Life Lessons from a VA: How to Achieve the “Harvest”

Life Lessons from a VA: How to Achieve the “Harvest”

Two years ago I leapt into small business ownership. It was an idea I’d been considering for seven years, but it was only after the birth of my daughter three years ago that I seriously contemplated going for it.

I clicked “publish” on a crude web page, created Facebook and Instagram accounts, and updated my LinkedIn profile to reflect my new small business offering. As they say, the rest is history.

While my business has evolved into a fully-fledged personal assistant role, where I look after everything from operations management, to business development, executive assistant duties and administrative work for the businesses I work with, it started off as something quite different.
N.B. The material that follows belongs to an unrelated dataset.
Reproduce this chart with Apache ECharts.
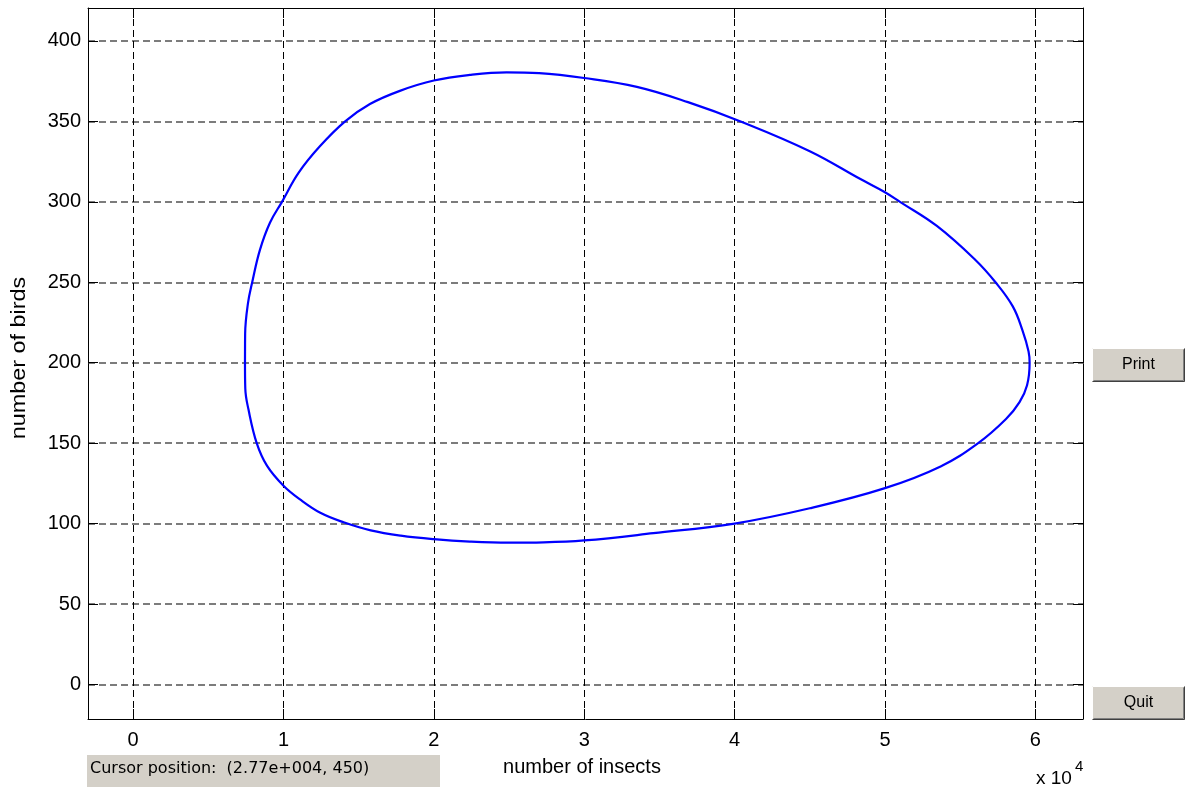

I initially focused on short-term project work, before realising clients wanted ongoing support which guaranteed me month-to-month work at a more operational level. Taking on retainer clients was a massive pivot for my business, but one that has certainly paid off.

My clients are from a range of industries; food, engineering, law, finance and technology start-ups, marketing, architects, content and communication and design with tasks ranging from research and development to marketing plan execution, business development, managerial and basic EA duties, such as transcription.

I love that no two days are the same and that I never really know where the day will lead. All of my balls are in the air; it’s a little like having a number of part-time jobs on the go and really becoming engrained and invested in those businesses.

I’m in touch with so many different people across multiple platforms and levels of business, and the tasks and communications are equally varied.

Relationship management and nurturing my relationships with my clients is a huge part of what I do. Trust is essential, since the businesses I work with are effectively allowing me an inside view and role in their business.  This is particularly the case when it comes to some of the start-ups I work with, since I may be the only other person in their business, making me privy to a range of confidential information. Building this trust takes time, integrity and open communication.

I definitely feel that I’m servicing the niche that I’m most interested in, but finding my groove and building the clientele I have today has been a huge effort. There’s been no luck or overnight success involved; it’s been a hard slog and consistently working at it has been key.

I love quotes like ‘It takes years to become an overnight success’ and ‘If you’re too lazy to plow, don’t expect a harvest’, because they’re so true!  When I first started the business, I’d work during the day while my daughter napped and once I’d put her down at night, I’d sometimes work until 1:00am in order to complete my work and keep building my clientele and my business’ momentum.

I often get asked how I got to be so busy, but from my perspective there’s no secret formula to success.

 So things have certainly progressed from those early days at home.  Once my workload increased to the point where my daughter needed to go to childcare, it was time to find an office space.

I chose Sass Place - a co-working space for female entrepreneurs - at Parkside in Adelaide, South Australia. It’s fantastic because they have an on-site creche, so I could have my daughter close by while I was at work and still separate my home and professional life.  Sass Place has also been a brilliant way to connect with other women in business.  While for some, small business ownership can at times be quite lonely, being part of the Sass Place community has been great.  I’ve met so many inspiring female entrepreneurs, including many who juggle family life and running their own business.

To an extent I also credit technology for the success of a business model and career that didn’t exist 15 years ago.  Everything I do is cloud-based and instant, which allows me to work virtually and instantly upload documents for my clients, wherever they live.

My experience in a vast range of industries at a business level allowed me to develop quite a unique skill-set that I’ve been able to fully utilise because of the scope of my business offering.

The top two pieces of advice I can offer to others seeking to forge a career as a personal assistant – and that also apply to small business more generally - are: 1) be prepared to pivot and 2) know your worth. On the first point, I’ve had to adjust my focus many times. While a lot of people with similar businesses offer packages, I instead meet and tailor quotes to my individual clients, taking into account budget constraints, time-frames and levels of priority.  Adjusting your focus to meet people’s changing needs is absolutely critical to maintaining currency in this competitive market.

And, on knowing your worth, I used to think that if I discounted my price I’d get more clients on board, but I quickly learnt that discounting prices is never the answer. Set your price, value your work and time, and back yourself!

If you’re diligent, hardworking and consistently deliver, the right clients – and that seemingly elusive harvest - will follow.